SUBORDINATION. The Borrower’s obligations under this Promissory Note are subordinated to all indebtedness, if any, of the Borrower, to any unrelated third party lender to the extent such indebtedness is outstanding on the date of this Note, and such subordination is required under the loan documents providing for such indebtedness.

WAIVERS BY BORROWER. All parties to this Note, including the Borrower and any sureties, endorsers, and guarantors, hereby waive protest, presentment, notice of dishonor, and notice of acceleration of maturity and agree to continue to remain bound for the payment of principal, interest and all other sums due under this Note notwithstanding any change or changes by way of release, surrender, exchange, modification or substitution of any security for this Note or by way of any extension or extensions of time for the payment of principal and interest; and all such parties waive all and every kind of notice of such change or changes and agree that the same may be made without notice or consent of any of them.

EXPENSES. In the event any payment under this Note is not paid when due, the Borrower agrees to pay, in addition to the principal and interest hereunder, reasonable attorneys’ fees not exceeding a sum equal to the maximum usury rate in the State of [STATE NAME] , of the then outstanding balance owing on the Note, plus all other reasonable expenses incurred by the Lender in exercising any of its rights and remedies upon default.

SUCCESSORS. All of the foregoing is the promise of the Borrower and shall bind the Borrower and the Borrower’s successors, heirs, and assigns; provided, however, that the Lender may not assign any of its rights or delegate any of its obligations hereunder without the prior written consent of the holder of this Note.

IN WITNESS WHEREOF, the Borrower has executed this Promissory Note as of the day and year first above written.

Borrower Signature: _________________ Date: [MM/DD/YYYY]
Printed Name: [BORROWER PRINTED NAME]

Lender Signature: _________________ Date: [MM/DD/YYYY]
Printed Name: [LENDER PRINTED NAME]

How to Write

Step 1 – General Information

The top section of the contract establishes the basic information of the loan, including the following details:

  1. The borrower’s name and address (the person receiving the lent money).
  2. The lender’s name and address (the person or company providing the money to the borrower).
  3. The loan amount.
  4. The date that the agreement is being filled in.

Step 2 – Payment

This section presents the framework for how the borrower will pay back the loan balance.
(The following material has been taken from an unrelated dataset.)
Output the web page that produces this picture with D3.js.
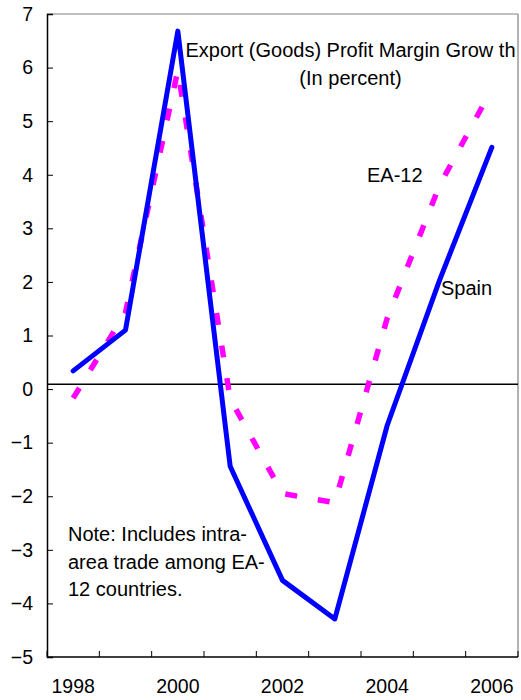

First, one (1) of the two checkboxes must be selected: if the borrower will be making regular payments to pay off the loan, check the first box; if they will be making different types of payments (such as a single lump-sum payment), check the second box and describe how the borrower will go about making the payment(s).

If the first box was checked, enter the amount ($) of each payment (of principal and interest) that the borrower will make, followed by the date (mm/dd/yyyy) of the first payment, the number (#) of days between payments, and finally the date of the last payment the borrower will make.

Step 3 – Interest

If the lender will be charging interest for the loan balance, enter the amount (%) in the field provided. If no interest will be charged, the field can be left blank.

Step 4 – Expenses

Enter the name of the state in which this loan agreement is being executed. This makes it clear which state laws will govern the loan, including legal fees and maximum usury rates.

Step 5 – Signing

To make the loan agreement binding and official, the lender and borrower need to enter their printed names, add their signatures to the form, and enter the date they signed. The signatures can be inscribed by printing the form and signing by hand or by uploading the completed document to eSign and sending the document for signatures.